Conservati in un frigo o divorati. Gli organi di quel corpo femminile mutilato, che una volta aveva un’identità, sono finiti forse in un freezer o nello stomaco di un «collezionista di organi». Ed erano per l’assassino oggetti da contemplare o per nutrirsi.
È l’ultima pista investigativa che si affaccia sempre più insistentemente sul caso del rinvenimento del corpo di una donna, privo di organi e senza testa né gambe, scoperto in un campo a Roma lo scorso otto marzo. Un caso che per la polizia «non ha precedenti in Italia». Se altri elementi dovessero confermare questa ipotesi, ne emergerebbe il profilo di un feticista estremo, che avrebbe conservato gli organi interni della vittima dopo averli espiantati. Secondo gli inquirenti, infatti, l’omicida «non avrebbe asportato gli organi per facilitare il trasporto del cadavere». Cuore, polmoni, fegato, pancreas e interiora sono stati portati via da quel corpo come fossero reliquie. Dagli esami dei medici legali è emerso che gli organi del cadavere sono stati asportati con cura affinché restassero integri.

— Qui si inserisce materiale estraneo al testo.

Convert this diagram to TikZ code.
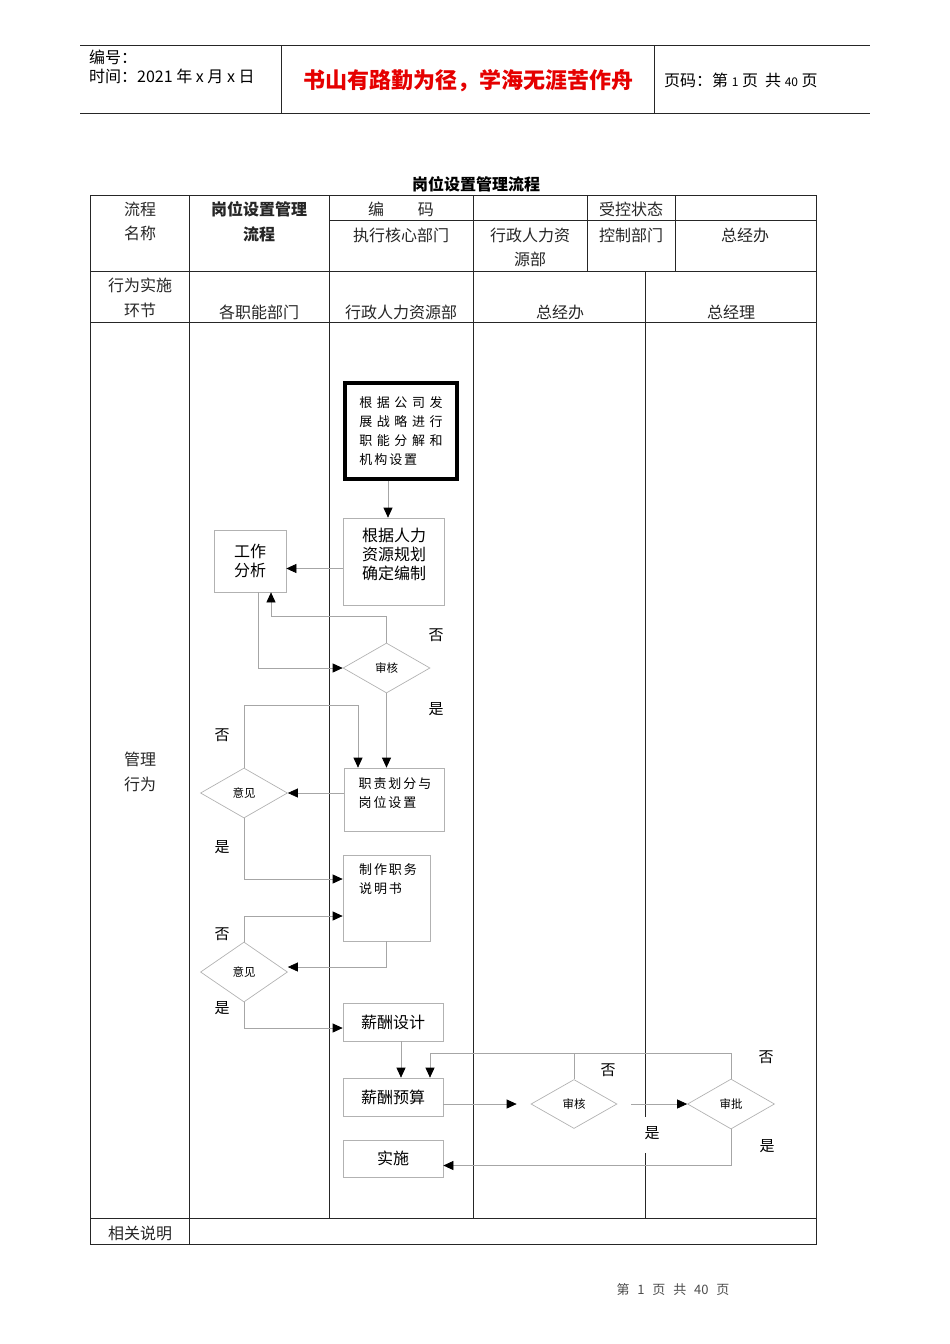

Dunque, nonostante sia esclusa la pista del traffico di organi, l’assassino con molta probabilità ha conservato le parti interne del cadavere, tranne reni e vescica. Di certo, per eseguire il minuzioso espianto operato con un grosso coltello, si ipotizza un ambiente chiuso, una sorta di macabro laboratorio. Sempre qui la vittima sarebbe stata decapitata e le sue gambe smembrate.